Mozambique's National Emergency Operational Centre (CENOE) has announced an end to the search and rescue operations in the flooded Zambezi valley, according to a report in Thursday's issue of the Maputo daily "Noticias".

The decision was taken at a meeting held in Caia, on the south bank of the Zambezi river, on Tuesday, on the grounds that everybody living in flood prone areas has already been taken to safety. The meeting said that the next step is concentrate on rebuilding the social fabric among the affected people who have been evacuated to resettlement areas.

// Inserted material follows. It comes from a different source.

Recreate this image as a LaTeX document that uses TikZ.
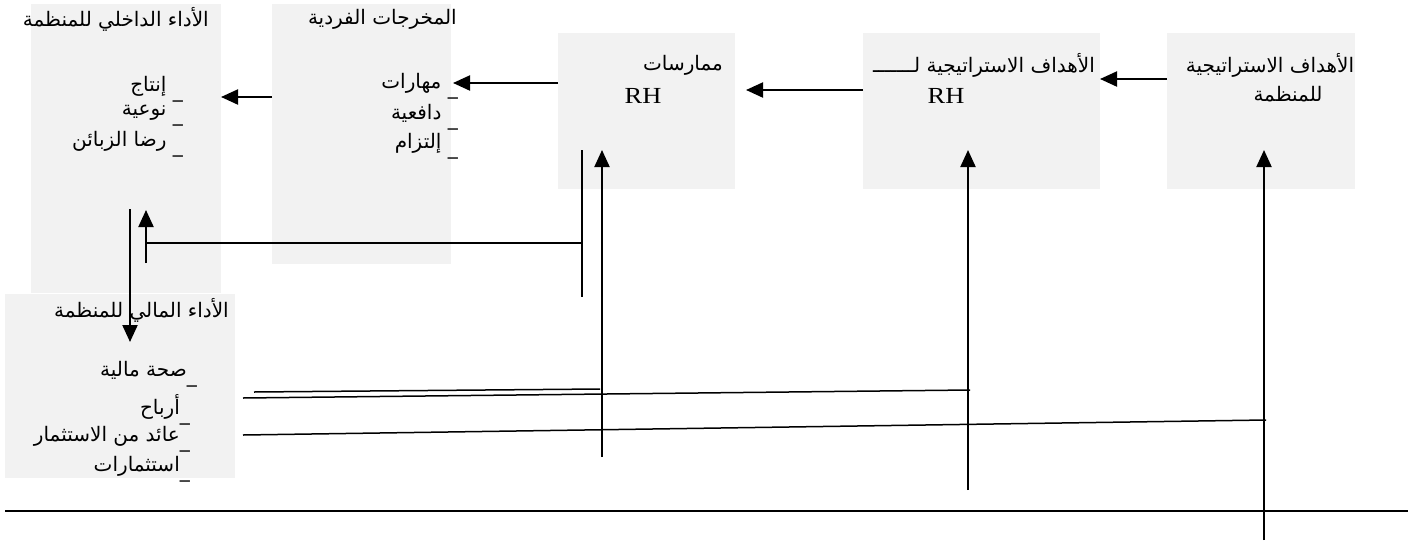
\documentclass[tikz,border=0pt]{standalone}
\usepackage{fontspec}
\setmainfont{Liberation Serif}
\newfontfamily\arabicfont[Script=Arabic]{DejaVu Sans}
\usetikzlibrary{arrows.meta}
\TeXXeTstate=1
\definecolor{boxgray}{HTML}{F2F2F2}
% right-to-left Arabic run
\newcommand{\artext}[1]{\beginR #1\endR}
% the lowered dash that opens each list item
\newcommand{\lowdash}{\smash{\raisebox{-6pt}{\_}}}

\begin{document}
\begin{tikzpicture}[x=1pt,y=-1pt,
  panel/.style={fill=boxgray,draw=none,inner sep=0pt,outer sep=0pt,anchor=north west},
  atext/.style={inner sep=0pt,font=\arabicfont\fontsize{20}{23}\selectfont},
  rhtext/.style={inner sep=0pt,font=\fontsize{23}{26}\selectfont},
  arr/.style={line width=2.1pt,-{Triangle[length=17pt,width=15pt]}},
  thin/.style={line width=1.5pt},
  rule/.style={line width=2pt}]
\useasboundingbox (0,0) rectangle (1416,544);

% panels
\node[panel,minimum width=190pt,minimum height=289pt] (inner) at (31,4) {};
\node[panel,minimum width=230pt,minimum height=184pt] (fin) at (5,294) {};
\node[panel,minimum width=179pt,minimum height=260pt] (outp) at (272,4) {};
\node[panel,minimum width=177pt,minimum height=156pt] (prac) at (558,33) {};
\node[panel,minimum width=237pt,minimum height=156pt] (rhobj) at (863,33) {};
\node[panel,minimum width=188pt,minimum height=156pt] (orgobj) at (1167,33) {};

% internal performance
\node[atext,anchor=east] (t1) at (209,19) {\artext{الأداء الداخلي للمنظمة}};
\node[atext,anchor=east] (t1a) at (183,86) {\artext{\lowdash\ إنتاج}};
\node[atext,anchor=east] (t1b) at (183,113) {\artext{\lowdash\ نوعية}};
\node[atext,anchor=east] (t1c) at (183,141) {\artext{\lowdash\ رضا الزبائن}};

% individual outputs
\node[atext,anchor=east] (t2) at (457,19) {\artext{المخرجات الفردية}};
\node[atext,anchor=east] (t2a) at (458,83) {\artext{\lowdash\ مهارات}};
\node[atext,anchor=east] (t2b) at (458,113) {\artext{\lowdash\ دافعية}};
\node[atext,anchor=east] (t2c) at (458,143) {\artext{\lowdash\ إلتزام}};

% financial performance
\node[atext,anchor=east] (t3) at (229,310) {\artext{الأداء المالي للمنظمة}};
\node[atext,anchor=east] (t3a) at (197,370) {\artext{\lowdash صحة مالية}};
\node[atext,anchor=east] (t3b) at (190,407) {\artext{\lowdash أرباح}};
\node[atext,anchor=east] (t3c) at (190,436) {\artext{\lowdash عائد من الاستثمار}};
\node[atext,anchor=east] (t3d) at (190,466) {\artext{\lowdash استثمارات}};

% HR practices
\node[atext,anchor=east] (t4) at (723,65) {\artext{ممارسات}};
\node[rhtext] (t4r) at (643,96) {\scalebox{1.15}[1]{RH}};

% HR strategic objectives
\node[atext,anchor=east] (t5) at (1095,65) {\artext{الأهداف الاستراتيجية لـــــــ}};
\node[rhtext] (t5r) at (946,96) {\scalebox{1.15}[1]{RH}};

% organisation strategic objectives
\node[atext] (t6) at (1270,65) {\artext{الأهداف الاستراتيجية}};
\node[atext] (t6b) at (1288,94) {\artext{للمنظمة}};

% chain of arrows along the top
\draw[arr] (orgobj.west |- 0,79) -- (rhobj.east |- 0,79);
\draw[arr,shorten >=11pt] (rhobj.west |- 0,90) -- (prac.east |- 0,90);
\draw[arr,shorten >=2pt] (prac.west |- 0,83) -- (outp.east |- 0,83);
\draw[arr] (outp.west |- 0,97) -- (inner.east |- 0,97);

% links between internal and financial performance
\coordinate (d1) at (130,209);
\coordinate (d2) at (130,342);
\draw[arr] (d1) -- (d2);
\coordinate (u1) at (146,263);
\coordinate (u2) at (146,210);
\draw[arr] (u1) -- (u2);
\coordinate (h1) at (146,243);
\coordinate (h2) at (582,243);
\draw[thin] (h1) -- (h2);
\coordinate (v1) at (582,150);
\coordinate (v2) at (582,297);
\draw[thin] (v1) -- (v2);

% upward feedback arrows
\coordinate (p1) at (602,457);
\coordinate (p2) at (602,150);
\draw[arr] (p1) -- (p2);
\coordinate (q1) at (968,490);
\coordinate (q2) at (968,150);
\draw[arr] (q1) -- (q2);
\coordinate (r1) at (1264,540);
\coordinate (r2) at (1264,150);
\draw[arr] (r1) -- (r2);

% return lines from the financial panel
\coordinate (l1a) at (254,392);
\coordinate (l1b) at (600,389);
\draw[thin] (l1a) -- (l1b);
\coordinate (l2a) at (243,398);
\coordinate (l2b) at (970,390);
\draw[thin] (l2a) -- (l2b);
\coordinate (l3a) at (243,435);
\coordinate (l3b) at (1266,420);
\draw[thin] (l3a) -- (l3b);

% base rule
\coordinate (b1) at (5,511);
\coordinate (b2) at (1408,511);
\draw[rule] (b1) -- (b2);
\end{tikzpicture}
\end{document}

But there are some concerns among Mozambique's cooperation partners who believe that there are still people in danger in vulnerable areas. However, the deputy director of the government's relief agency, the National Disasters Management Institute (INGC), Joao Ribeiro, describes the people still in risky areas as "opportunists", who simply use the rescue boats for lifts to take them to their businesses of selling foodstuffs in the resettlement centres. They then return to the flood plain, pick up more supplies, and demand to be "rescued" again.

Commenting on the position of the cooperation partners, the commander of UNAPROC (National Civil Protection Unit), Leonardo Dimas, said that rescue operations cannot continue for months, and in the case of central Mozambique, operations along the main river valleys began on 20 December.

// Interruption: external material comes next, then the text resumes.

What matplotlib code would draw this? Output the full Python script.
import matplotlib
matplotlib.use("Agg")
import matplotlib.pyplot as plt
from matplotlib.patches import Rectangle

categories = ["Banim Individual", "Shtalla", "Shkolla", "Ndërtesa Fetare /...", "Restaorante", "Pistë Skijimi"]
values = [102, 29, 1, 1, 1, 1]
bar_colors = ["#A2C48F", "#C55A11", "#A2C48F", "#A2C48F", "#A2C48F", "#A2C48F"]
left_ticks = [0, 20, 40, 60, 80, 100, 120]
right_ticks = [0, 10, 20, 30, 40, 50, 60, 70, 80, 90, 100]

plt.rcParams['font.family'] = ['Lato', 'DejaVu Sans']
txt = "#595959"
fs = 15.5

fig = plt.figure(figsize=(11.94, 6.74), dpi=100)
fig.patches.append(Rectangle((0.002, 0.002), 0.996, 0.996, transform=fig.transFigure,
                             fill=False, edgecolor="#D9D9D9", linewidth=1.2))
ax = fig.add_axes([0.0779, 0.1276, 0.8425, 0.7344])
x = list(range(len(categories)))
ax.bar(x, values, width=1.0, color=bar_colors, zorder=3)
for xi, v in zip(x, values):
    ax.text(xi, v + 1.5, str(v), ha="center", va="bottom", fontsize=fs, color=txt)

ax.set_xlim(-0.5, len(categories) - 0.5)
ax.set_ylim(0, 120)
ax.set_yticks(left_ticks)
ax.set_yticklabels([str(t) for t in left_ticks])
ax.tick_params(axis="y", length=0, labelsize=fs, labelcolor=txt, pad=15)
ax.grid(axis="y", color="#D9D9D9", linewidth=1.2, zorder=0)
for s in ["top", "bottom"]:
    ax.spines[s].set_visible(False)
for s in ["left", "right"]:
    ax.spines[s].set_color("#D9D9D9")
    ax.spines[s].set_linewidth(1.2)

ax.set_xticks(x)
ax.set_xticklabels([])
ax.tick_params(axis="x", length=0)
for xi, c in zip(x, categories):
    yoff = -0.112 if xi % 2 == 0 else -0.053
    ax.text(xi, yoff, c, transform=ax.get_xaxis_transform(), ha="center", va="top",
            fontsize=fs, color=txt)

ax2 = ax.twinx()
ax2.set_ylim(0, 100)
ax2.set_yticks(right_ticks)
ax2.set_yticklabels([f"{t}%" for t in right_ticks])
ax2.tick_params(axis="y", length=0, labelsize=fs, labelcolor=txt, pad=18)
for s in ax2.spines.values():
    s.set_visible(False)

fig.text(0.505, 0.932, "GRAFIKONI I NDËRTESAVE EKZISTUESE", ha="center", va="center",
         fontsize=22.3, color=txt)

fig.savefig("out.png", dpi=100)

Dimas added that there are limits to compulsory evacuation. He did not think it practicable to remove people from dangerous areas by physical force. He was pleased that this year many people withdrew from the flood plain using their own means of transport, a sign that the awareness campaigns waged by local Risk Management Committees had paid off.

Nonetheless UNAPROC is still prepared to undertake localized operations, particularly is there is a sudden flood surge, arising, for example, from the opening of more floodgates on the Kariba dam, on the Zambia/Zimbabwe border. Dimas said that UNAPROC will evacuate Salia island in Chinde district, near the mouth of the Zambezi, because it had not yet proved possible to put the flood victims here into definitive resettlement areas.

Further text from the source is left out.